Exercise:
Print exactly, please, the lines from the top of the entries below up to and including the line with "import plotly.graph_objects as go", and nothing else; pictures are excluded.

Data entries
.....
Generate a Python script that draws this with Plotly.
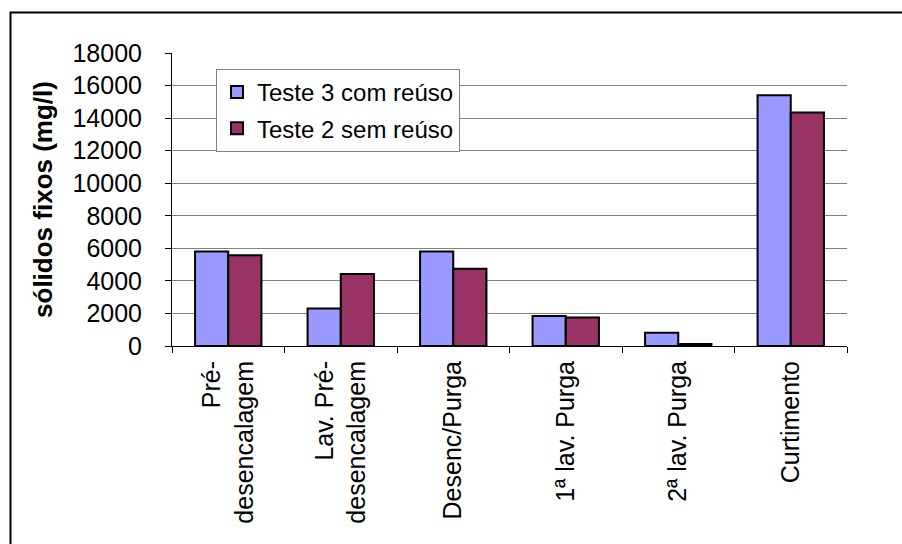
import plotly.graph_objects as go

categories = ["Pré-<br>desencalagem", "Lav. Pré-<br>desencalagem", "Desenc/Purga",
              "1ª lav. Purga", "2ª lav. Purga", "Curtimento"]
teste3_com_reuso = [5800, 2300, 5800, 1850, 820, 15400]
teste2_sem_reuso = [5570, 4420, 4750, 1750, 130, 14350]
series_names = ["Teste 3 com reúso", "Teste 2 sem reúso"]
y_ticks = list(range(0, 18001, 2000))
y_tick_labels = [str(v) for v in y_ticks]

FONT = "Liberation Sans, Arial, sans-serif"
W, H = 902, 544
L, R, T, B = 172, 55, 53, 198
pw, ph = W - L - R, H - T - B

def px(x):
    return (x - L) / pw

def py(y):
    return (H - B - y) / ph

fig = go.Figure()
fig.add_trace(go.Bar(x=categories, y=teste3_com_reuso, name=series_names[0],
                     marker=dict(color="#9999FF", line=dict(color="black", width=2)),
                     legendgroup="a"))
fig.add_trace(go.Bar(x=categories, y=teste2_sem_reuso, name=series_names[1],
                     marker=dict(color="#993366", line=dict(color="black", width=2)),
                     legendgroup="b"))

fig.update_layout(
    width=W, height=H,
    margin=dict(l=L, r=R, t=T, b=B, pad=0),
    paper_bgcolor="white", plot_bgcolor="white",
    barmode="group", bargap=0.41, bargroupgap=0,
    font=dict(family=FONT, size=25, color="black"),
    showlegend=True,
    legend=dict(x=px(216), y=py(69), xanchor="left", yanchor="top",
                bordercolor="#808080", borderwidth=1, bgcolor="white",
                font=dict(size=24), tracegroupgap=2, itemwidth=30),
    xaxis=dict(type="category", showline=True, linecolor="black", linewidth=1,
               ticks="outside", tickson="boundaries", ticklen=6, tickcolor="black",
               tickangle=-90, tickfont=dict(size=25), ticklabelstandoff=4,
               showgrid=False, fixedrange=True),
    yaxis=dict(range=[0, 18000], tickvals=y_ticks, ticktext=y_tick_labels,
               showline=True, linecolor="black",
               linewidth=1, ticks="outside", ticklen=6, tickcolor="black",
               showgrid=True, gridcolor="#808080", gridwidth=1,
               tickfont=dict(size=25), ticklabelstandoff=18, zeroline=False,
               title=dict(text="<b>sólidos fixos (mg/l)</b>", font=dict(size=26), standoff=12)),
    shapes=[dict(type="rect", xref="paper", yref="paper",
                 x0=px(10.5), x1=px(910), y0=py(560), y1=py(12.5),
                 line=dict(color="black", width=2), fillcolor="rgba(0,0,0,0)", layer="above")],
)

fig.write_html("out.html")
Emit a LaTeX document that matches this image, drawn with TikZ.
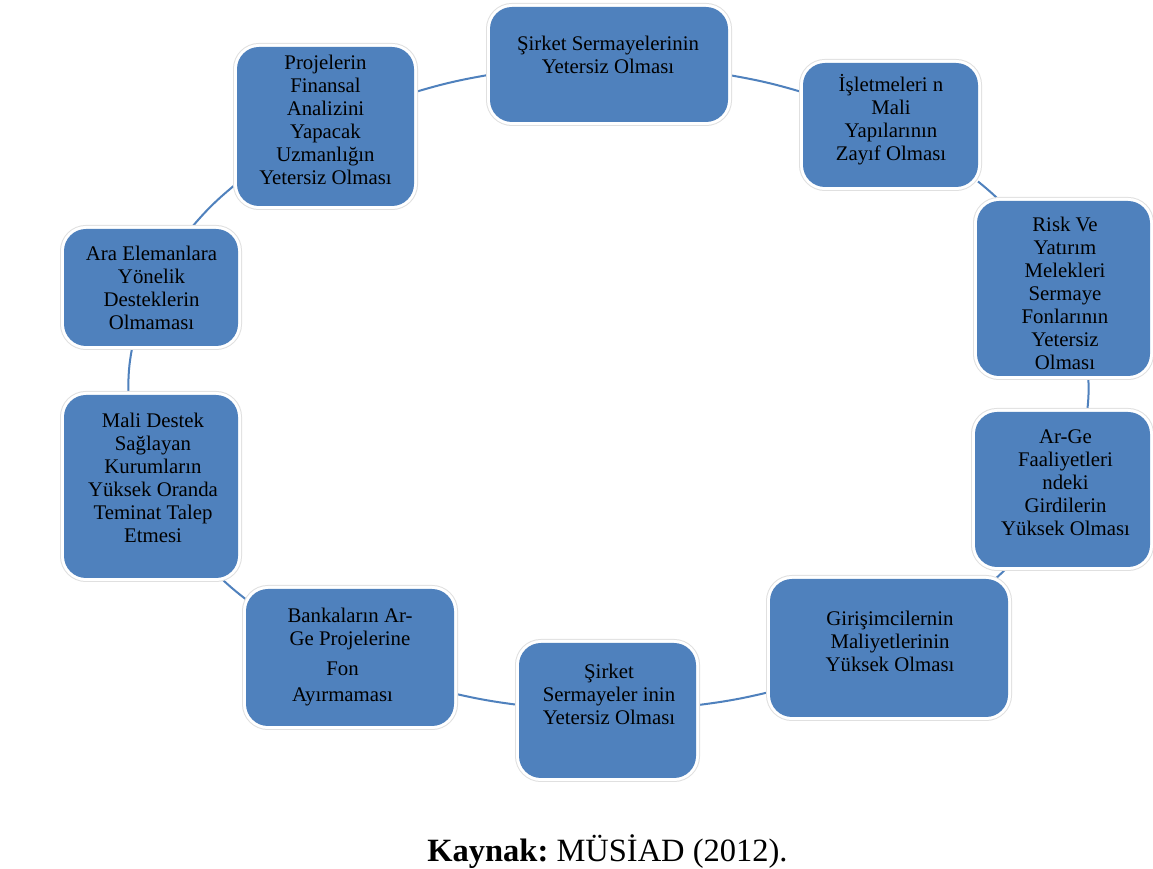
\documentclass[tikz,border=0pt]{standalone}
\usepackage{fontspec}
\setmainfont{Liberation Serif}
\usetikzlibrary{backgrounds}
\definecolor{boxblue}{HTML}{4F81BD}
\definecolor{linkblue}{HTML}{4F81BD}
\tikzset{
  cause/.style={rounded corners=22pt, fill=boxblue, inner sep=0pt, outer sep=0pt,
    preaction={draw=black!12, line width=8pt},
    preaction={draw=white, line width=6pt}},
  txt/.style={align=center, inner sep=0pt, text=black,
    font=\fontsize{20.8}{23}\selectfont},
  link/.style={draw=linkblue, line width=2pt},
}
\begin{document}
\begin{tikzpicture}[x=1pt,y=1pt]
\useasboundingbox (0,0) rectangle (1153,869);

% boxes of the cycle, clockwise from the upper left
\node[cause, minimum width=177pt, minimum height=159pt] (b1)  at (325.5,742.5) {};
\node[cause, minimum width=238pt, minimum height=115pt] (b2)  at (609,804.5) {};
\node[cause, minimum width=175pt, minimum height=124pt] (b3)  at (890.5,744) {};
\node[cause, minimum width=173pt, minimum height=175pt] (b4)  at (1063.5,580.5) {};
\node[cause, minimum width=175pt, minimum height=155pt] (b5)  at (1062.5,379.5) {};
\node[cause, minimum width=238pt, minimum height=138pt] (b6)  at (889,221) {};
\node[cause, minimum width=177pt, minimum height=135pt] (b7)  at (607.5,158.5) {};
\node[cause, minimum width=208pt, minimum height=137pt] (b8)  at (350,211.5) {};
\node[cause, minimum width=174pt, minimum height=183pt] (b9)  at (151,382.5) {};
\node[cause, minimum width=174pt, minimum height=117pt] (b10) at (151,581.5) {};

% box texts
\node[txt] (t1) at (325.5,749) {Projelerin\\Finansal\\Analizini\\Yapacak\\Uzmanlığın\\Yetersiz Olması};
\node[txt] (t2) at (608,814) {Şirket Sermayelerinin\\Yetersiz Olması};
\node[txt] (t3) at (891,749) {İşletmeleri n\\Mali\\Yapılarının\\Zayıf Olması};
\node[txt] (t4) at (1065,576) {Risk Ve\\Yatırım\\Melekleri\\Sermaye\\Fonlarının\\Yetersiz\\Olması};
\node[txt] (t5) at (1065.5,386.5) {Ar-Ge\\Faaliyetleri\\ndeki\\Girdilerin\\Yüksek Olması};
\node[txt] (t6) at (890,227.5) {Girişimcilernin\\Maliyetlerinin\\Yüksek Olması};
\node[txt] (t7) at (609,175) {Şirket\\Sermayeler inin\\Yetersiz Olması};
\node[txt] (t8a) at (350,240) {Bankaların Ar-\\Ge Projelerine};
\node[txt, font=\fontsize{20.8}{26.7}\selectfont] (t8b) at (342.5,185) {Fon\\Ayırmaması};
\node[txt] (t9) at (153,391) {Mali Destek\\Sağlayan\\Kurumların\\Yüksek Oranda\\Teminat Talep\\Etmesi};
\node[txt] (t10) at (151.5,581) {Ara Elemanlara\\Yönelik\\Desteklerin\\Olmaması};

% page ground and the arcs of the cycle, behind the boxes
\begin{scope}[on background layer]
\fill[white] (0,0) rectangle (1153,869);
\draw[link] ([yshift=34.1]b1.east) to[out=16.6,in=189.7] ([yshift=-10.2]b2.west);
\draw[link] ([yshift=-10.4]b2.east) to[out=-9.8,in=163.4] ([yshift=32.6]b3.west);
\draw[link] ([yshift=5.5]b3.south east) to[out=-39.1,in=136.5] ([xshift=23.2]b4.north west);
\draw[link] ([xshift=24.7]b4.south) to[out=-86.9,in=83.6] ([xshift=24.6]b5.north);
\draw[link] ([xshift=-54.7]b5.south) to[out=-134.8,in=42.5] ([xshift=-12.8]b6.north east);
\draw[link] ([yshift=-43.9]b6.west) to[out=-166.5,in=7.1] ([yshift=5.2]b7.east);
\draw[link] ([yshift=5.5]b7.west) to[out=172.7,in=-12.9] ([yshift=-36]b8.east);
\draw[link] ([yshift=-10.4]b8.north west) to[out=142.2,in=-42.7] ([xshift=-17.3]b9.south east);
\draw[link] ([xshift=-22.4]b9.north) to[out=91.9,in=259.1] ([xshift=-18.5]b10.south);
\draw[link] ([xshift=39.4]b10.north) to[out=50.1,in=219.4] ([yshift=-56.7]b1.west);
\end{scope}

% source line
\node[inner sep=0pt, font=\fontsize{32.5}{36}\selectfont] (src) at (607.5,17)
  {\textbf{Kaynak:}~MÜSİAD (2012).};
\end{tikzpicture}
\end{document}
.....
Task result:
Generate a Python script that draws this with Plotly.
import plotly.graph_objects as go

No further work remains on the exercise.